Pressure testing with Karpenter¶
If using a new account with Karpenter or a account that has not too much EC2 scaling especially for Spark workloads, we recommend do some pressure testing with Karpenter to know your account EC2 api throttling before go production based on your EC2 scale size because of Karpenter is extremely fast to call the following EC2 api.

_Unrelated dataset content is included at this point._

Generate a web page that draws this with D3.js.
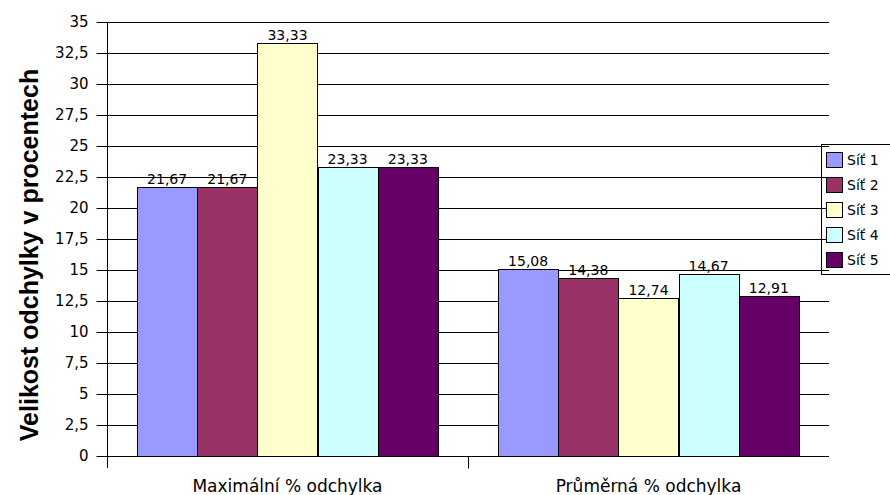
<!DOCTYPE html>
<html>
<head>
<meta charset="utf-8">
<script src="https://cdn.jsdelivr.net/npm/d3@7"></script>
<style>
  body { margin: 0; background: #fff; }
  text { font-family: "DejaVu Sans", sans-serif; fill: #000; }
</style>
</head>
<body>
<div id="chart"></div>
<script>
// data
var categories = ["Maximální % odchylka", "Průměrná % odchylka"];
var seriesNames = ["Síť 1", "Síť 2", "Síť 3", "Síť 4", "Síť 5"];
var seriesColors = ["#9999FF", "#993366", "#FFFFCC", "#CCFFFF", "#660066"];
var maxValues = [21.67, 21.67, 33.33, 23.33, 23.33];
var avgValues = [15.08, 14.38, 12.74, 14.67, 12.91];
var yTicks = [0, 2.5, 5, 7.5, 10, 12.5, 15, 17.5, 20, 22.5, 25, 27.5, 30, 32.5, 35];
var yTitle = "Velikost odchylky v procentech";

var values = [maxValues, avgValues];

var width = 890, height = 495;
var plotLeft = 107, plotRight = 829, plotTop = 22, plotBottom = 456;

var cz = d3.formatLocale({decimal: ",", thousands: " ", grouping: [3], currency: ["", ""]});
var tickFmt = cz.format("~g");
var valFmt = cz.format(".2f");

var svg = d3.select("#chart").append("svg")
    .attr("width", width)
    .attr("height", height);

var y = d3.scaleLinear().domain([0, 35]).range([plotBottom, plotTop]);

var x0 = d3.scaleBand().domain(categories).range([plotLeft, plotRight]).padding(0);
var x1 = d3.scaleBand().domain(seriesNames).range([0, x0.bandwidth()])
    .paddingInner(0).paddingOuter(0.5);

// gridlines
svg.append("g")
  .selectAll("line")
  .data(yTicks)
  .enter().append("line")
    .attr("x1", plotLeft)
    .attr("x2", plotRight)
    .attr("y1", function(d) { return Math.round(y(d)) + 0.5; })
    .attr("y2", function(d) { return Math.round(y(d)) + 0.5; })
    .style("stroke", "#000")
    .style("stroke-width", 1);

// bars
var groups = svg.append("g")
  .selectAll("g")
  .data(categories)
  .enter().append("g")
    .attr("transform", function(d) { return "translate(" + x0(d) + ",0)"; });

groups.selectAll("rect")
    .data(function(d, i) { return values[i].map(function(v, j) { return {s: seriesNames[j], v: v, c: seriesColors[j]}; }); })
  .enter().append("rect")
    .attr("x", function(d) { return Math.round(x1(d.s)) + 0.5; })
    .attr("y", function(d) { return Math.round(y(d.v)) + 0.5; })
    .attr("width", function(d) { return Math.round(x1.bandwidth()); })
    .attr("height", function(d) { return Math.round(plotBottom - y(d.v)); })
    .style("fill", function(d) { return d.c; })
    .style("stroke", "#000")
    .style("stroke-width", 1);

groups.selectAll("text")
    .data(function(d, i) { return values[i].map(function(v, j) { return {s: seriesNames[j], v: v}; }); })
  .enter().append("text")
    .attr("x", function(d) { return x1(d.s) + x1.bandwidth() / 2; })
    .attr("y", function(d) { return y(d.v) - 3; })
    .attr("text-anchor", "middle")
    .style("font-size", "14px")
    .text(function(d) { return valFmt(d.v); });

// y axis
var yAxis = d3.axisLeft(y).tickValues(yTicks).tickFormat(tickFmt).tickSize(11).tickPadding(8);
var gy = svg.append("g")
    .attr("transform", "translate(" + (plotLeft + 0.5) + ",0)")
    .call(yAxis);
gy.select(".domain").remove();
gy.selectAll(".tick text").style("font-size", "15px").attr("font-family", null);
gy.selectAll(".tick line").style("stroke", "#000");
gy.append("line")
    .attr("x1", 0).attr("x2", 0)
    .attr("y1", plotTop).attr("y2", plotBottom + 12)
    .style("stroke", "#000");

// x axis
var gx = svg.append("g")
    .attr("transform", "translate(0," + (plotBottom + 0.5) + ")");
gx.append("line")
    .attr("x1", plotLeft).attr("x2", plotRight)
    .style("stroke", "#000");
gx.selectAll("line.tk")
    .data(categories.slice(1))
  .enter().append("line")
    .attr("class", "tk")
    .attr("x1", function(d) { return Math.round(x0(d)) + 0.5; })
    .attr("x2", function(d) { return Math.round(x0(d)) + 0.5; })
    .attr("y1", 0).attr("y2", 12)
    .style("stroke", "#000");
gx.selectAll("text")
    .data(categories)
  .enter().append("text")
    .attr("x", function(d) { return x0(d) + x0.bandwidth() / 2; })
    .attr("y", 35)
    .attr("text-anchor", "middle")
    .style("font-size", "17px")
    .text(function(d) { return d; });

// y title
svg.append("text")
    .attr("transform", "translate(38," + 255 + ") rotate(-90)")
    .attr("text-anchor", "middle")
    .style("font-family", "'Liberation Sans', Arial, sans-serif")
    .style("font-weight", "bold")
    .style("font-size", "25px")
    .text(yTitle);

// legend
var legend = svg.append("g").attr("transform", "translate(821,144)");
legend.append("rect")
    .attr("x", 0.5).attr("y", 0.5)
    .attr("width", 80).attr("height", 130)
    .style("fill", "none")
    .style("stroke", "#000");
var items = legend.selectAll("g.item")
    .data(seriesNames)
  .enter().append("g")
    .attr("class", "item")
    .attr("transform", function(d, i) { return "translate(0," + (i * 25) + ")"; });
items.append("rect")
    .attr("x", 5.5).attr("y", 8.5)
    .attr("width", 16).attr("height", 15)
    .style("fill", function(d, i) { return seriesColors[i]; })
    .style("stroke", "#000");
items.append("text")
    .attr("x", 26)
    .attr("y", 21)
    .style("font-size", "14px")
    .text(function(d) { return d; });
</script>
</body>
</html>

The following api calls are mainly called by Karpenter
ModifyNetworkingInterfaceAttribute
CreateTags
AssignPrivateIpAddress
DescribeNetworkInterfaces
DescribeIamInstanceProfileAssociations
DescribeInstances
CreateFleet
DescribeTags
DeleteSecurityGroup
UnassignPrivateIpAddress
DeleteLaunchTemplate
Avoid using pod anti-affinity for large scale with Karpenter¶
Karpenter will have more time to do the simulation of scheduling pods if there is pod anti-affinity. Starting with Karpenter v0.32.6, there are performance improvements around using hostname topologies. But we recommend do not use pod anti-affinity for large scale.